The priest’s eyes grew wide, and I felt mine mirror his. I gripped Jared’s shirt. “What are you saying? That I’m a descendant of demons?”
“That’s not what I said. We’re talking thousands of years ago, Nina. Many things were different back then.”
“Rebellious angels were cast out, Jared.”
Jared cupped my arms. “My mother is a descendant of Celts. They were savages, Nina. They drank the blood of their dead. I don’t personalize it. That’s not what I am.”
“Then why did you leave that part out?” I covered my face with my hands, ashamed to even look at Jared. He was half angel, and I was carrying around the genes of Hell. No wonder our child was so rare. “Did you know that before?” I asked, my eyes filling with tears.
“No.”
My cheeks felt as if they had caught fire. I was hesitant to ask the question that had come to my mind, but I would anyway. I always did, no matter how horrible I thought the answer would be. “Does it change the way you feel about me?”
Jared took my jaws gently into his hands, and he looked straight into my eyes. “Nina, of course not. How could you even think that?”
“Because I don’t know how I feel about me, now.”
Jared put his lips on mine, and then he pulled me to him. It was my father’s last secret, the last thing Jared had tried to keep from hurting me. But, now that it was in the open, everything made perfect sense. I could never quite fit the pieces together until now.
Still, I felt…the only way to describe it was that I felt dirty. After all of that, we were no closer to an answer than when we’d arrived. “Is that what Uriel meant when he said ‘monsters’? What will the baby be?”
“Our baby. Bean will be our baby, nothing more. You know what you need?” he said with a small smile.
“What’s that?” I said, wiping the delicate skin under my eyes.
“The comfort of experience.” Jared tugged on my hand. “Let’s invite Lillian to dinner.”
Father Francis held out his hand. “We’re not finished, are we?”
Jared frowned. “The answers aren’t in those books. I don’t know what else to do.”
“The answer is always in this book,” Father Francis said, holding his Bible in his hands. He held it to his chest. “We’ve just missed something.”
“We haven’t missed anything. I had hoped He would lead you to the answer, Father, but He hasn’t so much as whispered in your ear.”
Jared’s words sent my mind spinning. Had we missed something? Had the answer been in front of us all along? I clicked through each idea and passage of scripture I’d heard them discuss like channels in my mind. I kept coming back to Shax’s book, and returning it to Jerusalem.
“Maybe it’s not in my ear he’s whispering?” The priest said.
Jared waved him away. “Nina’s exhausted and hungry. It’s clouding my thoughts. All I can think about is that damn book and returning it so Shax can’t get to it and we can concentrate on keeping Nina safe.”
“Wait, what?” I said, stunned.
“I have the Jerusalem trip on my mind.

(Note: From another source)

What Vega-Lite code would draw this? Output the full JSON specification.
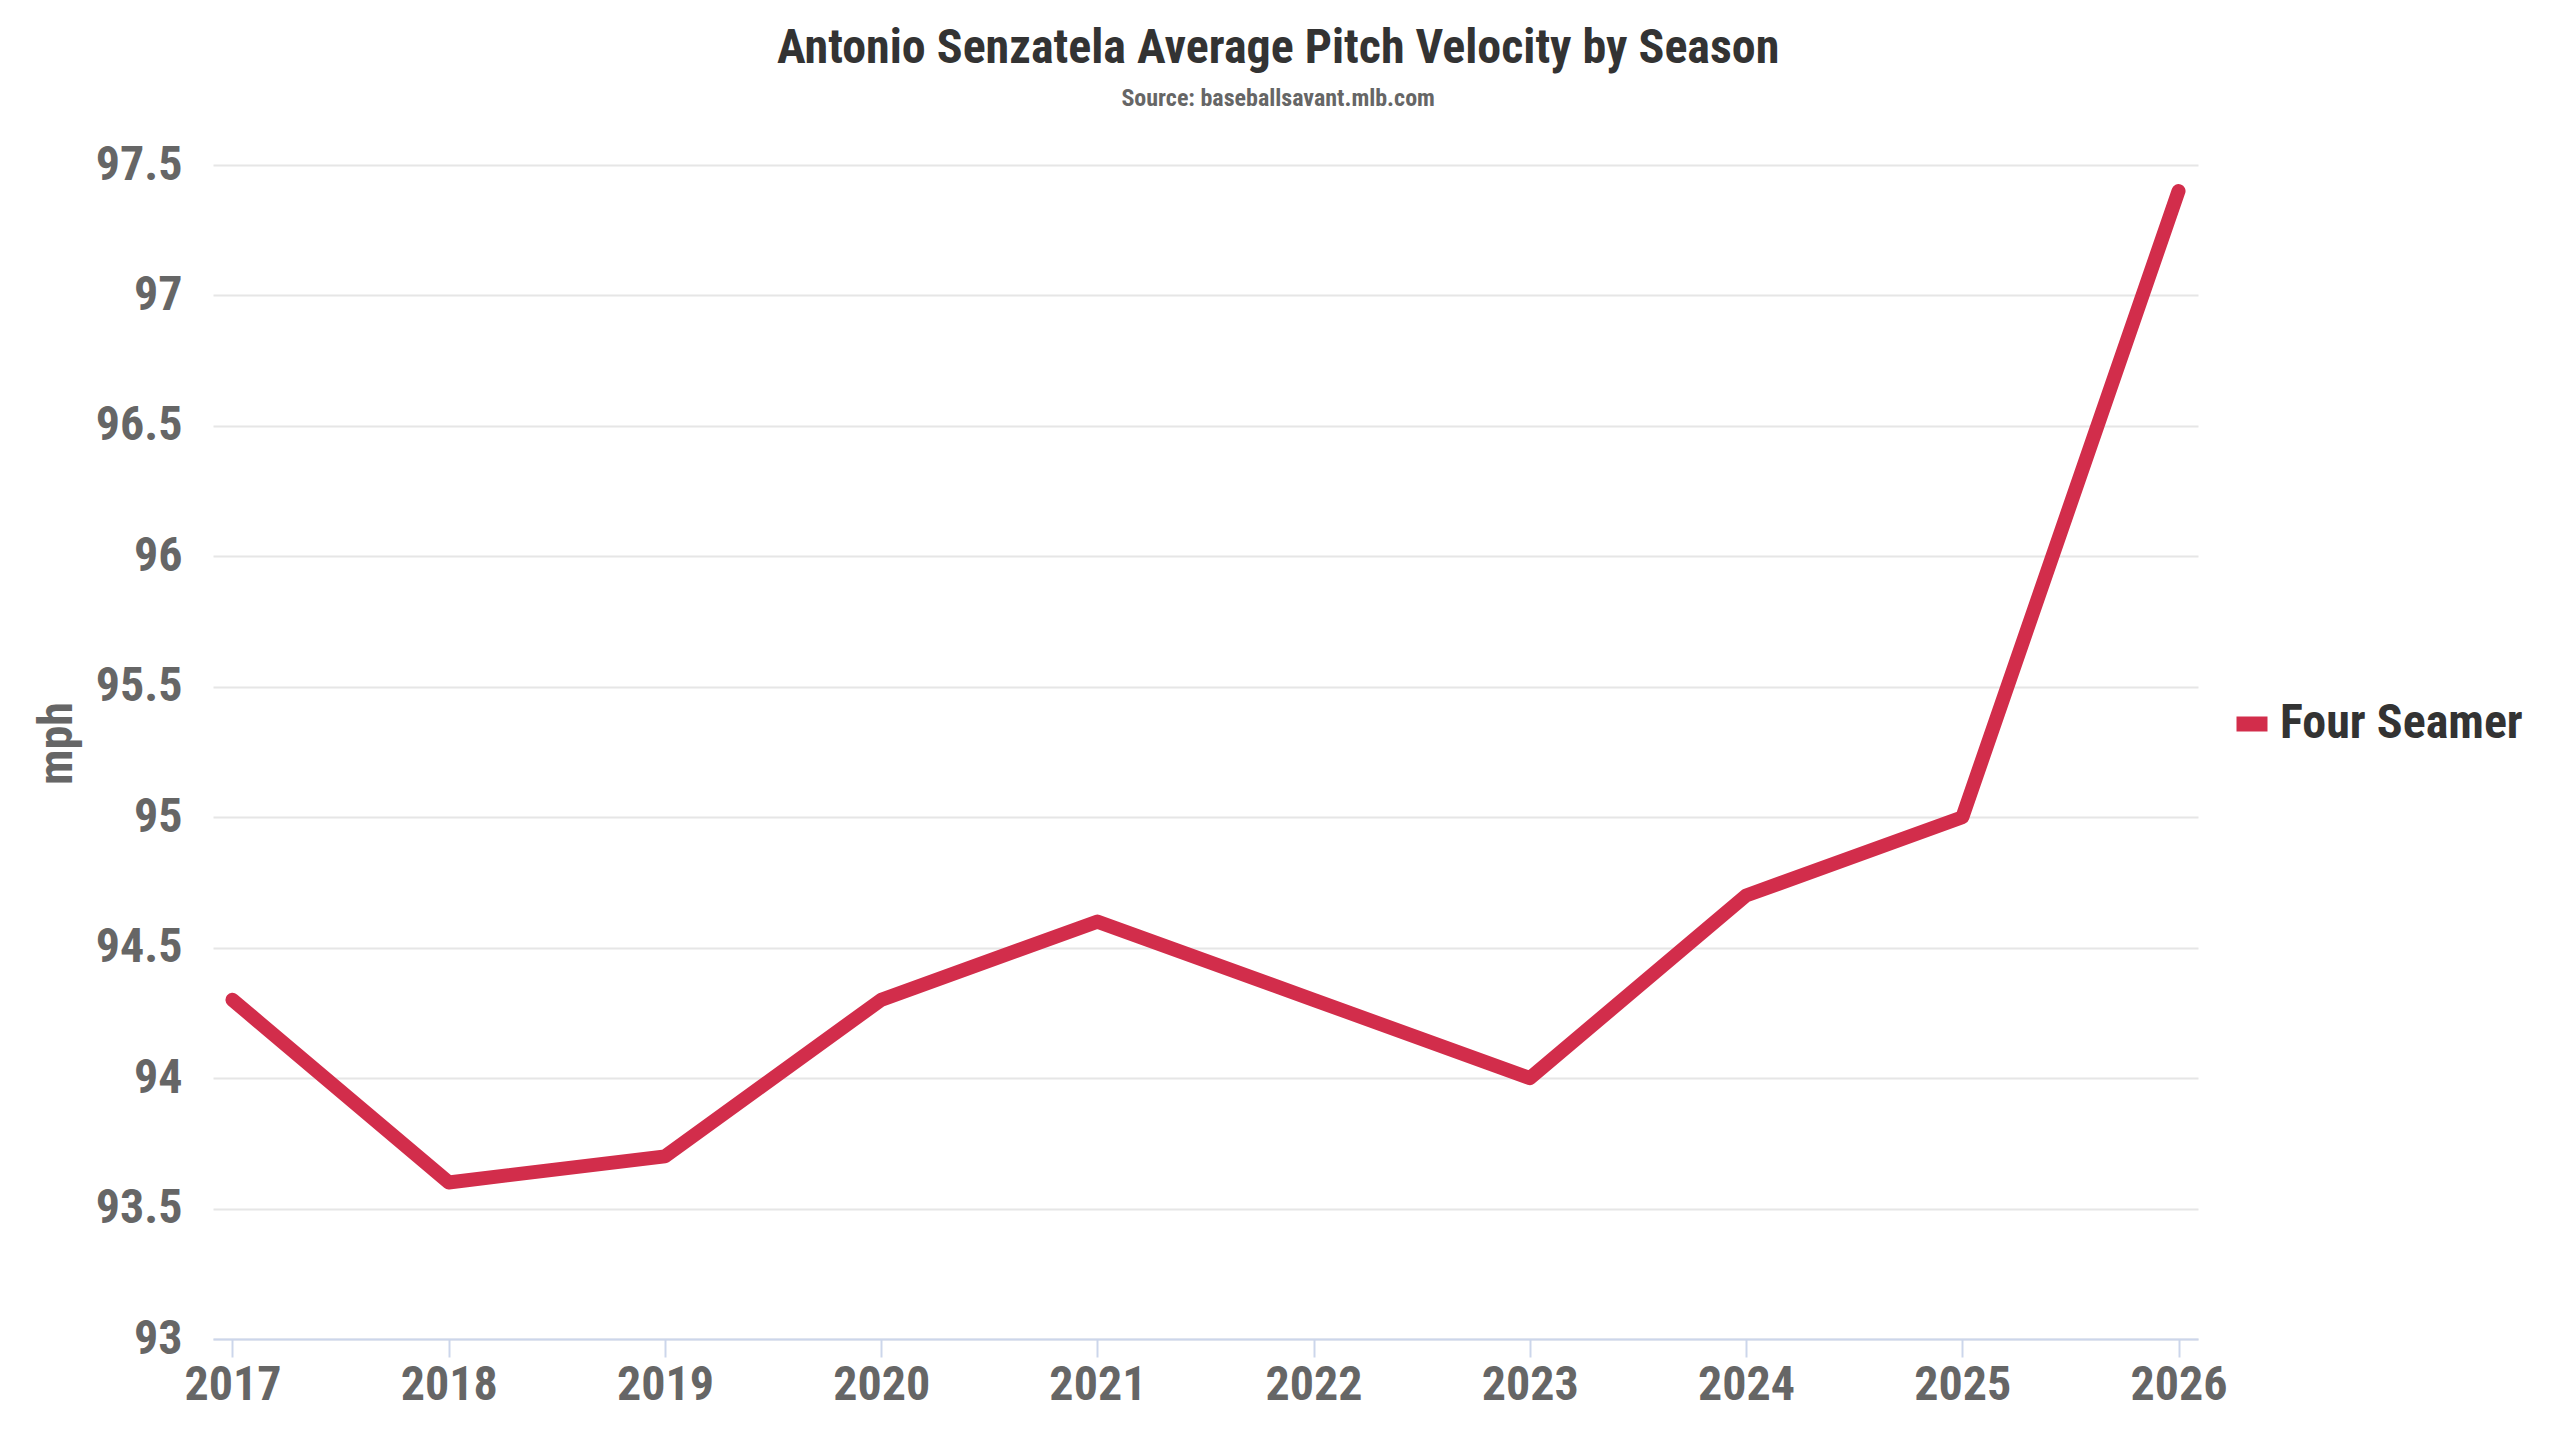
{
  "$schema": "https://vega.github.io/schema/vega-lite/v6.json",
  "autosize": {"type": "none"},
  "width": 1985,
  "height": 1174,
  "padding": {"left": 213, "top": 165, "right": 362, "bottom": 101},
  "background": "#ffffff",
  "config": {"view": {"stroke": null}},
  "title": {
    "text": "Antonio Senzatela Average Pitch Velocity by Season",
    "subtitle": "Source: baseballsavant.mlb.com",
    "anchor": "middle",
    "frame": "bounds",
    "font": "Roboto Condensed, Roboto, sans-serif",
    "fontSize": 48,
    "fontWeight": "bold",
    "color": "#333333",
    "subtitleFont": "Roboto Condensed, Roboto, sans-serif",
    "subtitleFontSize": 24,
    "subtitleFontWeight": "bold",
    "subtitleColor": "#666666",
    "subtitlePadding": 14,
    "offset": 30
  },
  "data": {
    "values": [
      {"season": "2017", "mph": 94.3, "pitch": "Four Seamer"},
      {"season": "2018", "mph": 93.6, "pitch": "Four Seamer"},
      {"season": "2019", "mph": 93.7, "pitch": "Four Seamer"},
      {"season": "2020", "mph": 94.3, "pitch": "Four Seamer"},
      {"season": "2021", "mph": 94.6, "pitch": "Four Seamer"},
      {"season": "2022", "mph": 94.3, "pitch": "Four Seamer"},
      {"season": "2023", "mph": 94.0, "pitch": "Four Seamer"},
      {"season": "2024", "mph": 94.7, "pitch": "Four Seamer"},
      {"season": "2025", "mph": 95.0, "pitch": "Four Seamer"},
      {"season": "2026", "mph": 97.4, "pitch": "Four Seamer"}
    ]
  },
  "mark": {"type": "line", "strokeWidth": 14, "strokeCap": "round", "strokeJoin": "round"},
  "encoding": {
    "x": {
      "field": "season",
      "type": "ordinal",
      "scale": {"type": "point", "padding": 0.09},
      "axis": {
        "title": null,
        "labelAngle": 0,
        "labelFont": "Roboto Condensed, Roboto, sans-serif",
        "labelFontSize": 48,
        "labelFontWeight": "bold",
        "labelColor": "#666666",
        "labelPadding": 4,
        "domainColor": "#ccd6eb",
        "domainWidth": 2,
        "tickColor": "#ccd6eb",
        "tickWidth": 2,
        "tickSize": 18,
        "grid": false
      }
    },
    "y": {
      "field": "mph",
      "type": "quantitative",
      "scale": {"domain": [93, 97.5], "nice": false, "zero": false},
      "axis": {
        "title": "mph",
        "titleFont": "Roboto Condensed, Roboto, sans-serif",
        "titleFontSize": 48,
        "titleFontWeight": "bold",
        "titleColor": "#666666",
        "titlePadding": 14,
        "titleY": 578,
        "values": [93, 93.5, 94, 94.5, 95, 95.5, 96, 96.5, 97, 97.5],
        "format": ".1~f",
        "labelFont": "Roboto Condensed, Roboto, sans-serif",
        "labelFontSize": 48,
        "labelFontWeight": "bold",
        "labelColor": "#666666",
        "labelPadding": 31,
        "ticks": false,
        "tickSize": 0,
        "domain": false,
        "gridColor": "#e6e6e6",
        "gridWidth": 2
      }
    },
    "color": {
      "field": "pitch",
      "type": "nominal",
      "scale": {"range": ["#d22d4b"]},
      "legend": {
        "title": null,
        "orient": "none",
        "legendX": 2015,
        "legendY": 535,
        "symbolType": "stroke",
        "symbolSize": 961,
        "symbolStrokeWidth": 15,
        "labelFont": "Roboto Condensed, Roboto, sans-serif",
        "labelFontSize": 48,
        "labelFontWeight": "bold",
        "labelColor": "#333333",
        "labelOffset": 4,
        "labelLimit": 500
      }
    }
  }
}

I can’t focus on anything else. It’s maddening.”
“He’s whispering,” I said.
Jared raised an eyebrow. “What?”
Father Francis nodded, and hobbled to where we stood. “She’s right.”
I gripped Jared’s shirt. “The Sepulchre. The only place they aren’t allowed to desecrate. The one place the book is safe from Hell’s hands.”
Jared’s eyes lit up like twin fires. “We can keep you safe there.”
Chapter Nine
Due
Bex finished the last place setting, and then returned to the kitchen. Lillian sat happily at one end of my mother’s long, imported table, Cynthia not so happily at the other. I waited anxiously with them, shifting uncomfortably in my seat. Almost to a beat, Cynthia would shoot me glances of disapproval. She hated it when I fidgeted, but now that I was married, she felt it impolite to mother me. Bex and Jared worked furiously in the kitchen, their laughter and conversation filtering to the formal dining room along with the delicious smells of savory herbs.
Bex appeared again with a basket of hot dinner rolls and a butter dish. His eyes darted to the empty doorway, and then back to the table. “It’s about time.”
The front door opened, and then I heard Claire grumbling under her breath. She and Ryan made their way to the table like summer and winter—Ryan was all smiles, and Claire sported her usual scowl.
Bex brought in a pot of steamed vegetables in one hand, and a bowl of rice in the other. Ryan pulled out Claire’s chair and then clapped his hands, rubbing them together.
“I can help,” he said.
Bex nodded once toward the kitchen. “Just pick something and bring it out to the table.” He pulled off his apron and took a seat next to his mother.
“I think you should leave it on,” Claire said. “Pink pinstripes look good on you.”